Poke Rafferty is a writer, who lives in Bangkok with his fiancée Rose and his daughter Miaow. He is looking to write more than just travel novels. Poke's novel titled "Living Wrong" is about living outside of the law. Poke wants some real life experience for his book so he has his friend Arnold Prettyman, a former CIA agent teach him how to follow people without getting caught. The only thing is Poke never realized that he would end up smack dab in the middle of a high stakes international thrill ride that would have him not only running for his life but would have him digging up some dirt and secrets that some very powerful people want left alone. Also, Poke is in for the surprise of his life when a long lost someone walks back into his life. Unfortunately there will be no happy reunion as this person has come calling on Poke for his help. Plus you won't believe how it all ends!
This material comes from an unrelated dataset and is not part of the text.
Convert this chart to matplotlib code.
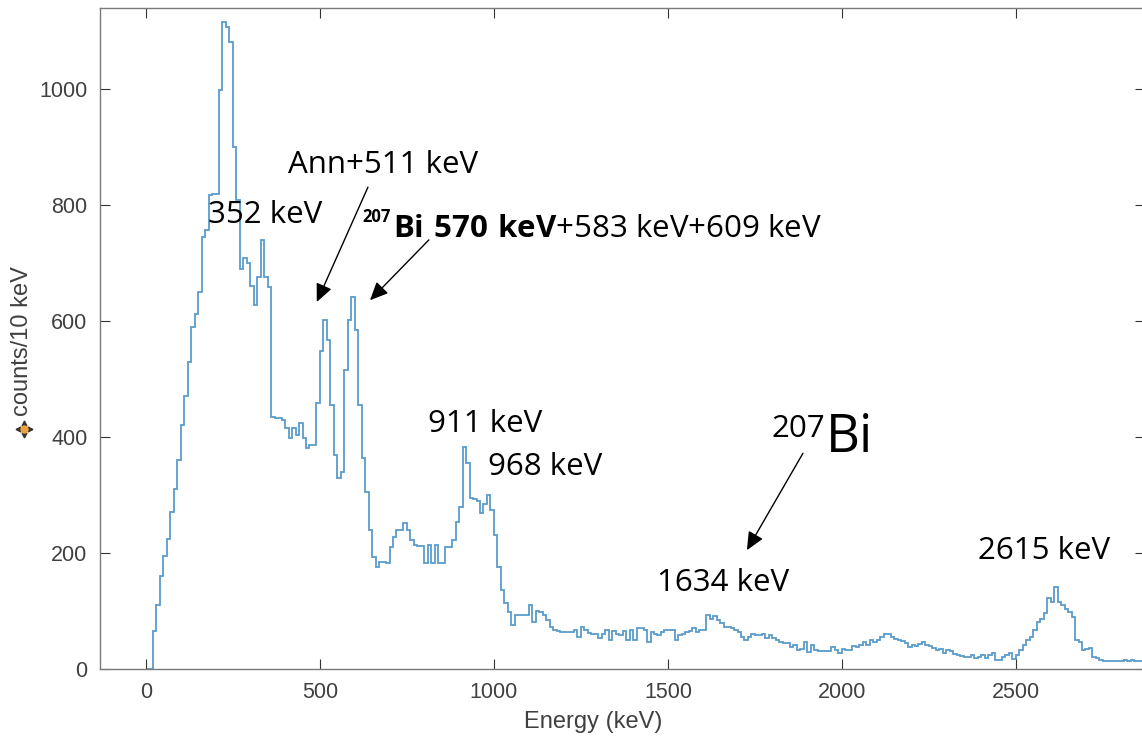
import numpy as np
import matplotlib
matplotlib.use("Agg")
import matplotlib.pyplot as plt

# counts per 10 keV bin, bins start at 0 keV
bin_width = 10
counts = [
    0, 0, 65, 110, 160, 195, 225, 270, 310, 360,            # 0-90
    420, 470, 530, 590, 613, 650, 745, 757, 817, 820,       # 100-190
    820, 998, 1116, 1107, 1082, 900, 809, 690, 708, 700,    # 200-290
    660, 627, 676, 740, 676, 659, 435, 433, 433, 430,       # 300-390
    416, 398, 416, 403, 424, 398, 381, 386, 386, 459,       # 400-490
    548, 602, 567, 455, 369, 329, 340, 516, 602, 641,       # 500-590
    584, 455, 364, 306, 240, 194, 176, 185, 184, 183,       # 600-690
    211, 228, 240, 240, 252, 240, 222, 214, 212, 212,       # 700-790
    183, 214, 183, 214, 183, 183, 210, 210, 222, 254,       # 800-890
    280, 383, 355, 295, 293, 290, 269, 285, 300, 274,       # 900-990
    231, 176, 136, 114, 98, 76, 93, 93, 93, 93,             # 1000-1090
    110, 81, 100, 98, 93, 85, 72, 68, 66, 64,               # 1100-1190
    64, 64, 64, 67, 55, 72, 68, 62, 60, 60,                 # 1200-1290
    53, 60, 68, 50, 65, 60, 58, 65, 50, 68,                 # 1300-1390
    50, 71, 71, 68, 47, 63, 60, 58, 63, 68,                 # 1400-1490
    68, 68, 50, 58, 60, 63, 66, 70, 64, 67,                 # 1500-1590
    67, 93, 87, 91, 85, 80, 73, 73, 70, 67,                 # 1600-1690
    64, 56, 50, 56, 61, 58, 58, 61, 53, 58,                 # 1700-1790
    53, 50, 47, 44, 44, 38, 42, 33, 35, 47,                 # 1800-1890
    30, 42, 32, 31, 31, 31, 31, 38, 32, 27,                 # 1900-1990
    35, 33, 33, 40, 38, 42, 47, 42, 50, 47,                 # 2000-2090
    50, 56, 61, 61, 56, 52, 50, 48, 44, 38,                 # 2100-2190
    42, 40, 43, 47, 42, 40, 37, 33, 35, 28,                 # 2200-2290
    33, 31, 26, 24, 22, 21, 21, 24, 19, 21,                 # 2300-2390
    24, 19, 24, 27, 15, 16, 21, 24, 27, 18,                 # 2400-2490
    24, 33, 41, 50, 56, 67, 81, 87, 96, 122,                # 2500-2590
    116, 142, 116, 110, 104, 99, 90, 50, 47, 33,            # 2600-2690
    35, 36, 21, 19, 15, 13, 13, 13, 14, 13,                 # 2700-2790
    13, 16, 13, 15, 13, 13, 13,                             # 2800-2860
]
edges = np.arange(len(counts) + 1) * bin_width

xticks = [0, 500, 1000, 1500, 2000, 2500]
yticks = [0, 200, 400, 600, 800, 1000]

plt.rcParams["mathtext.fontset"] = "custom"
plt.rcParams["mathtext.rm"] = "Open Sans"
plt.rcParams["mathtext.bf"] = "Open Sans:bold"

W, H = 1142, 736
fig = plt.figure(figsize=(W / 100, H / 100), dpi=100)
ax = fig.add_axes([100 / W, 67 / H, 1045 / W, 661 / H])

ax.stairs(counts, edges, color="#5a9ccc", lw=1.3, baseline=0)

ax.set_xlim(-132, 2871)
ax.set_ylim(0, 1140)
ax.set_xticks(xticks)
ax.set_yticks(yticks)
ax.tick_params(direction="in", top=True, right=True, length=7, width=0.8,
               color="#333333", labelcolor="#404040", labelsize=15.5, pad=9)
for lab in ax.get_xticklabels() + ax.get_yticklabels():
    lab.set_family("Liberation Sans")
for sp in ax.spines.values():
    sp.set_color("#7a7a7a")
    sp.set_linewidth(1.0)

fig.text(593 / W, 1 - 722 / H, "Energy (keV)", ha="center", va="center",
         family="Liberation Sans", fontsize=17, color="#404040")
fig.text(22 / W, 1 - 341 / H, "counts/10 keV", ha="center", va="center",
         rotation=90, family="Liberation Sans", fontsize=17, color="#404040")

# little pan cursor icon next to the y label
cx, cy = 24 / W, 1 - 429 / H
d = 6
for dx, dy, m in [(-d, 0, "<"), (d, 0, ">"), (0, d, "^"), (0, -d, "v")]:
    fig.add_artist(plt.Line2D([cx + dx / W], [cy + dy / H], marker=m, ms=3.5,
                              color="#333333", transform=fig.transFigure))
fig.add_artist(plt.Line2D([cx], [cy], marker="o", ms=5, color="#f0a040",
                          transform=fig.transFigure))

lbl = dict(family="Open Sans", fontsize=22.5, color="black", va="center", ha="left")
ax.text(178, 783, "352 keV", **lbl)
ax.text(408, 869, "Ann+511 keV", **lbl)
ax.text(621, 771, "207", family="Open Sans", fontweight="bold", fontsize=12,
        ha="left", va="baseline")
ax.text(710, 745, r"$\mathbf{Bi\ 570\ keV}$+583 keV+609 keV",
        family="Open Sans", fontsize=22.5, ha="left", va="baseline")
ax.text(810, 422, "911 keV", **lbl)
ax.text(983, 348, "968 keV", **lbl)
ax.text(1468, 148, "1634 keV", **lbl)
ax.text(2391, 203, "2615 keV", **lbl)
ax.text(1799, 400, "207", family="Open Sans", fontsize=22.5, ha="left", va="baseline")
ax.text(1954, 374, "Bi", family="Open Sans", fontsize=38, ha="left", va="baseline")

arrow = dict(arrowstyle="-|>,head_length=0.55,head_width=0.25", color="black",
             lw=1.0, mutation_scale=20, shrinkA=0, shrinkB=0)
ax.annotate("", xy=(491, 633), xytext=(638, 831), arrowprops=arrow)
ax.annotate("", xy=(644, 636), xytext=(813, 740), arrowprops=arrow)
ax.annotate("", xy=(1727, 205), xytext=(1888, 372), arrowprops=arrow)

fig.savefig("out.png", dpi=100)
I enjoy reading international, suspense thrillers. From the summary I had read about The Fourth Watcher I knew this book was going to be right up my alley and would be good but I didn't realize it would be better than good it was great. The characters had some wonderful depth to them in addition to the fact that I thought they were all some in their own ways. I like when I read a book where the characters all have an equal part and can relate to each other in some way or other. From the first page to the last The Fourth Watcher picked up steam and keep on moving full-blast on a tank of high octane adrenaline rush that left you wanting more. I could tell Mr. Hallinan was passionate about his writing and his books as it showed. Mr. Hallinan could take you anywhere he wanted as well as make you feel like you were really there with Poke or anyone of the other characters in The Fourth Watcher. So if you are a must-read book than you have to check out The Fourth Watcher.
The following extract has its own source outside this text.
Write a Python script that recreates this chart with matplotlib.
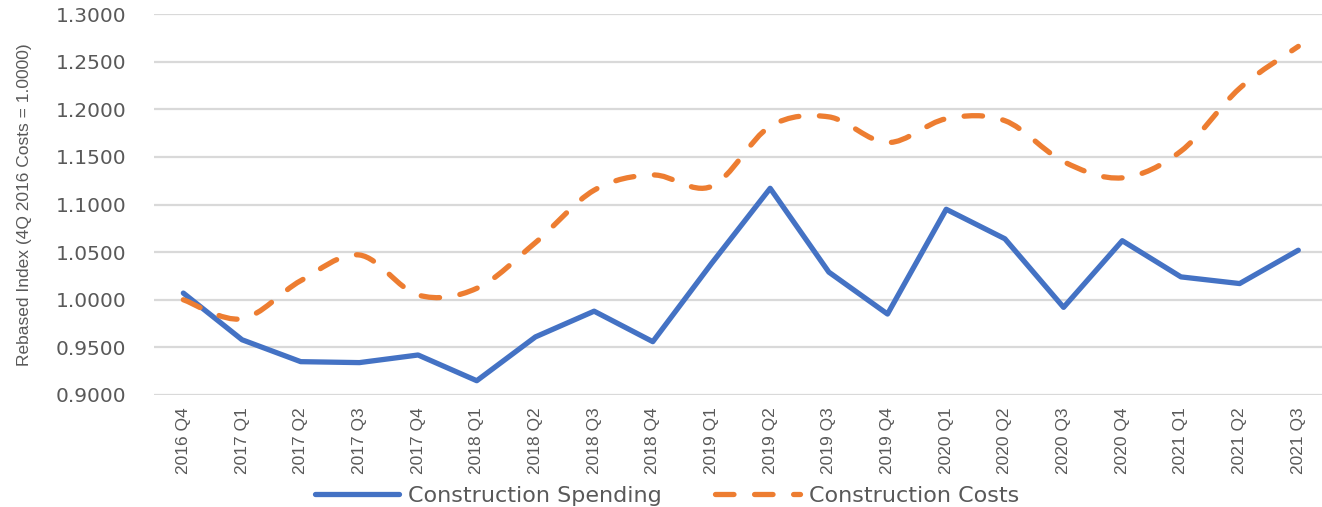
import numpy as np
import matplotlib.pyplot as plt
from matplotlib.path import Path
from matplotlib.patches import PathPatch
from matplotlib.lines import Line2D

quarters = ["2016 Q4", "2017 Q1", "2017 Q2", "2017 Q3", "2017 Q4",
            "2018 Q1", "2018 Q2", "2018 Q3", "2018 Q4",
            "2019 Q1", "2019 Q2", "2019 Q3", "2019 Q4",
            "2020 Q1", "2020 Q2", "2020 Q3", "2020 Q4",
            "2021 Q1", "2021 Q2", "2021 Q3"]
spending = [1.007, 0.958, 0.935, 0.934, 0.942, 0.915, 0.961, 0.988, 0.956,
            1.038, 1.117, 1.029, 0.985, 1.095, 1.064, 0.992, 1.062,
            1.024, 1.017, 1.052]
costs = [1.000, 0.980, 1.020, 1.047, 1.005, 1.012, 1.060, 1.115, 1.131,
         1.119, 1.182, 1.192, 1.165, 1.190, 1.188, 1.145, 1.128,
         1.156, 1.222, 1.266]
yticks = [0.90, 0.95, 1.00, 1.05, 1.10, 1.15, 1.20, 1.25, 1.30]

BLUE = "#4472C4"
ORANGE = "#ED7D31"
GRID = "#D9D9D9"
TXT = "#595959"
NARROW = ["Liberation Sans", "DejaVu Sans"]

fig = plt.figure(figsize=(13.22, 5.07), dpi=100)
ax = fig.add_axes([154 / 1322, 1 - 395 / 507, 1 - 154 / 1322, (395 - 14) / 507])

x = np.arange(len(quarters))

# smoothed line like excel, drawn as bezier segments through the points
def smooth_path(xs, ys):
    pts = np.column_stack([xs, ys])
    verts = [pts[0]]
    codes = [Path.MOVETO]
    n = len(pts)
    for i in range(n - 1):
        p0 = pts[i - 1] if i > 0 else pts[i]
        p1 = pts[i]
        p2 = pts[i + 1]
        p3 = pts[i + 2] if i + 2 < n else pts[i + 1]
        c1 = p1 + (p2 - p0) / 6.0
        c2 = p2 - (p3 - p1) / 6.0
        verts += [c1, c2, p2]
        codes += [Path.CURVE4] * 3
    return Path(verts, codes)

ax.plot(x, spending, color=BLUE, lw=3.8, solid_capstyle="round", zorder=3)
dash = (0, (3.5, 3.9))
patch = PathPatch(smooth_path(x, costs), fill=False, edgecolor=ORANGE, lw=3.8,
                  linestyle=dash, capstyle="round", zorder=3)
ax.add_patch(patch)

ax.set_xlim(-0.5, (1322 - 183) / 58.7)
ax.set_ylim(0.9, 1.3)
ax.set_yticks(yticks)
ax.set_yticklabels(["%.4f" % v for v in yticks], fontsize=14.5, color=TXT)
ax.set_xticks(x)
ax.set_xticklabels(quarters, rotation=90, fontsize=12.5, color=TXT, family=NARROW)
ax.tick_params(axis="y", length=0, pad=20)
ax.tick_params(axis="x", length=0, pad=9)
ax.grid(axis="y", color=GRID, lw=1.6)
ax.set_axisbelow(True)
for s in ax.spines.values():
    s.set_visible(False)

fig.text(25 / 1322, 1 - 205 / 507, "Rebased Index (4Q 2016 Costs = 1.0000)",
         rotation=90, ha="center", va="center", fontsize=12.5, color=TXT,
         family=NARROW)

handles = [Line2D([], [], color=BLUE, lw=3.8, solid_capstyle="round"),
           Line2D([], [], color=ORANGE, lw=3.8, linestyle=dash,
                  dash_capstyle="round")]
fig.legend(handles, ["Construction Spending", "Construction Costs"],
           loc="center", bbox_to_anchor=(667 / 1322, 1 - 496 / 507),
           ncol=2, frameon=False, fontsize=16, handlelength=3.8,
           handletextpad=0.4, columnspacing=2.4, labelcolor=TXT)

fig.savefig("out.png", dpi=100)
What's the craziest thing I've ever done to research a book? First, a blatant plug for my new book, but it's related directly to the question.

In THE FOURTH WATCHER, my protagonist, a rough-travel writer named Poke Rafferty, is tired of traveling and has decided to change genres. He's landed a contract for a book called Living Wrong, the premise of which is that he'll apprentice for a couple of months to six people who straddle the line between legal and illegal activity: professional gamblers, smugglers, and so forth – and then he'll try that activity one time himself. Each chapter of his book will trace the apprenticeship and the attempt.
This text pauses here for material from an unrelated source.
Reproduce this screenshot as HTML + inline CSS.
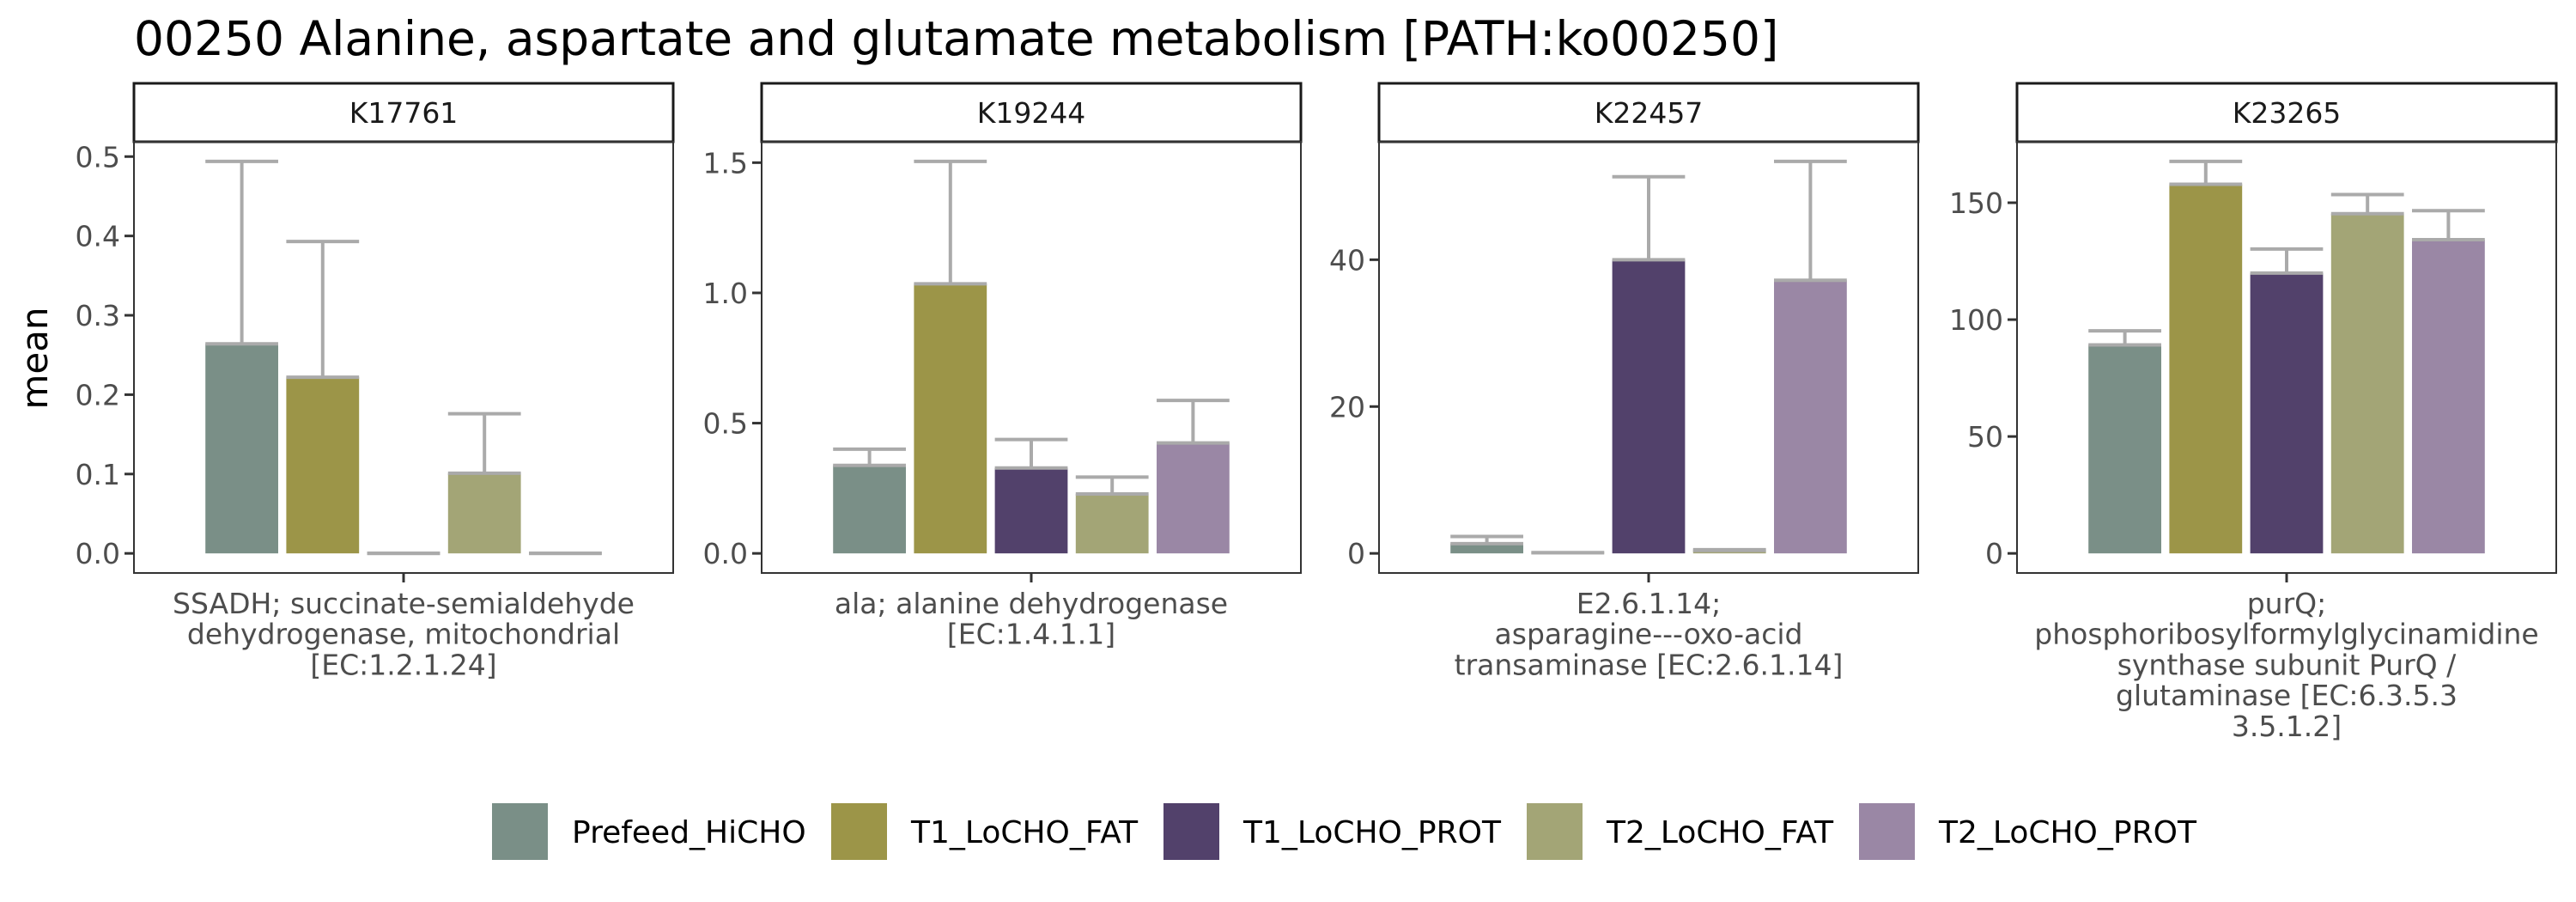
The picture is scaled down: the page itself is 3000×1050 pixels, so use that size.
<!DOCTYPE html>
<html><head><meta charset="utf-8">
<style>
html,body{margin:0;padding:0;background:#fff;}
svg{display:block;font-family:"DejaVu Sans","Liberation Sans",sans-serif;}
</style></head>
<body>
<svg id="chart" width="3000" height="1050" viewBox="0 0 3000 1050" xmlns="http://www.w3.org/2000/svg">
<rect x="0" y="0" width="3000" height="1050" fill="#fff"/>
<text x="156" y="64" font-size="55" fill="#000">00250 Alanine, aspartate and glutamate metabolism [PATH:ko00250]</text>
<text transform="translate(55,417) rotate(-90)" text-anchor="middle" font-size="42" fill="#000">mean</text>
<g id="panels"></g>
<g id="legend"></g>
</svg>
<script>
const groups = ["Prefeed_HiCHO","T1_LoCHO_FAT","T1_LoCHO_PROT","T2_LoCHO_FAT","T2_LoCHO_PROT"];
const colors = ["#7a8f87","#9c9548","#52416b","#a3a576","#9a87a5"];
const facetNames = ["K17761","K19244","K22457","K23265"];
const facetLabels = [
  ["SSADH; succinate-semialdehyde","dehydrogenase, mitochondrial","[EC:1.2.1.24]"],
  ["ala; alanine dehydrogenase","[EC:1.4.1.1]"],
  ["E2.6.1.14;","asparagine---oxo-acid","transaminase [EC:2.6.1.14]"],
  ["purQ;","phosphoribosylformylglycinamidine","synthase subunit PurQ /","glutaminase [EC:6.3.5.3","3.5.1.2]"]
];
const meansK17761 = [0.264, 0.222, 0, 0.101, 0];
const errTopK17761 = [0.494, 0.393, 0, 0.176, 0];
const meansK19244 = [0.338, 1.035, 0.328, 0.228, 0.424];
const errTopK19244 = [0.40, 1.505, 0.437, 0.293, 0.587];
const meansK22457 = [1.33, 0.1, 40.0, 0.4, 37.2];
const errTopK22457 = [2.3, 0.1, 51.3, 0.5, 53.4];
const meansK23265 = [89.2, 157.9, 119.9, 145.3, 134.2];
const errTopK23265 = [95.2, 167.7, 130.2, 153.5, 146.6];
const ticksK17761 = [0, 0.1, 0.2, 0.3, 0.4, 0.5];
const ticksK19244 = [0, 0.5, 1.0, 1.5];
const ticksK22457 = [0, 20, 40];
const ticksK23265 = [0, 50, 100, 150];
const tickDigits = [1, 1, 0, 0];

const allMeans = [meansK17761, meansK19244, meansK22457, meansK23265];
const allErr = [errTopK17761, errTopK19244, errTopK22457, errTopK23265];
const allTicks = [ticksK17761, ticksK19244, ticksK22457, ticksK23265];

const NS = "http://www.w3.org/2000/svg";
function mk(tag, attrs, parent) {
  const e = document.createElementNS(NS, tag);
  for (const k in attrs) e.setAttribute(k, attrs[k]);
  parent.appendChild(e);
  return e;
}
const panelLefts = [156, 887, 1606, 2349];
const panelW = 628;
const stripTop = 97, stripBot = 165, plotTop = 165, plotBot = 667;
const panelsG = document.getElementById("panels");

facetNames.forEach((name, f) => {
  const g = mk("g", {}, panelsG);
  
  
  const L = panelLefts[f], R = L + panelW, cx = (L + R) / 2;
  const means = allMeans[f], errs = allErr[f];
  const M = Math.max(...errs, ...means);
  const lo = -0.05 * M, hi = 1.05 * M;
  const y = v => plotBot - (v - lo) / (hi - lo) * (plotBot - plotTop);
  const strip = mk("rect", {x: L, y: stripTop, width: panelW, height: stripBot - stripTop, fill: "#fff", stroke: "#1a1a1a", "stroke-width": 3}, g);
  
  
  const st = mk("text", {x: cx, y: (stripTop + stripBot) / 2 + 12, "text-anchor": "middle", "font-size": 33, fill: "#1a1a1a"}, g);
  st.textContent = name;
  
  
  allTicks[f].forEach(t => {
    const ty = y(t);
    const tk = mk("line", {x1: L - 11, x2: L, y1: ty, y2: ty, stroke: "#333", "stroke-width": 3}, g);
    
    
    const tl = mk("text", {x: L - 16, y: ty + 12, "text-anchor": "end", "font-size": 33, fill: "#4d4d4d"}, g);
    tl.textContent = t.toFixed(tickDigits[f]);
    
    
  });
  const slot = 0.9 * panelW / 1.2 / 5, bw = slot * 0.9;
  means.forEach((m, i) => {
    const bx = cx + (i - 2) * slot;
    const b = mk("rect", {x: bx - bw / 2, y: Math.min(y(m), y(0)), width: bw, height: Math.abs(y(0) - y(m)), fill: colors[i]}, g);
    
    
    const eg = mk("g", {stroke: "#aaaaaa", "stroke-width": 4, fill: "none"}, g);
    
    
    mk("line", {x1: bx, x2: bx, y1: y(m), y2: y(errs[i])}, eg);
    mk("line", {x1: bx - bw / 2, x2: bx + bw / 2, y1: y(m), y2: y(m)}, eg);
    mk("line", {x1: bx - bw / 2, x2: bx + bw / 2, y1: y(errs[i]), y2: y(errs[i])}, eg);
  });
  const pb = mk("rect", {x: L, y: plotTop, width: panelW, height: plotBot - plotTop, fill: "none", stroke: "#333", "stroke-width": 2}, g);
  
  
  const xt = mk("line", {x1: cx, x2: cx, y1: plotBot, y2: plotBot + 11, stroke: "#333", "stroke-width": 3}, g);
  
  
  facetLabels[f].forEach((ln, k) => {
    const t = mk("text", {x: cx, y: 714 + k * 35.7, "text-anchor": "middle", "font-size": 33, fill: "#4d4d4d"}, g);
    t.textContent = ln;
    
    
  });
});

const legG = document.getElementById("legend");


const keyX = [573, 968, 1355, 1778, 2165];
groups.forEach((gname, i) => {
  const eg = mk("g", {}, legG);
  
  
  mk("rect", {x: keyX[i], y: 935, width: 65, height: 66, fill: colors[i]}, eg);
  const t = mk("text", {x: keyX[i] + 93, y: 981, "font-size": 36, fill: "#000"}, eg);
  t.textContent = gname;
});
</script>
</body></html>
At the time THE FOURTH WATCHER begins, Poke is paying a former CIA operative named Arnold Prettyman -- one of the thousands of spooks who were made irrelevant by the end of the cold war and rolled downhill to Bangkok -- to give him a crash course in surveillance, tracking people through the city and learning to lose people who are tracking him. The first sentence of the book launches this strand of the plot:

“Poke Rafferty has been on the sidewalk less than five minutes when he spots the tail.”

As it turns out, the skills Poke has learned from Arnold are essential to his surviving the next week of his life, which threatens everything he holds dear.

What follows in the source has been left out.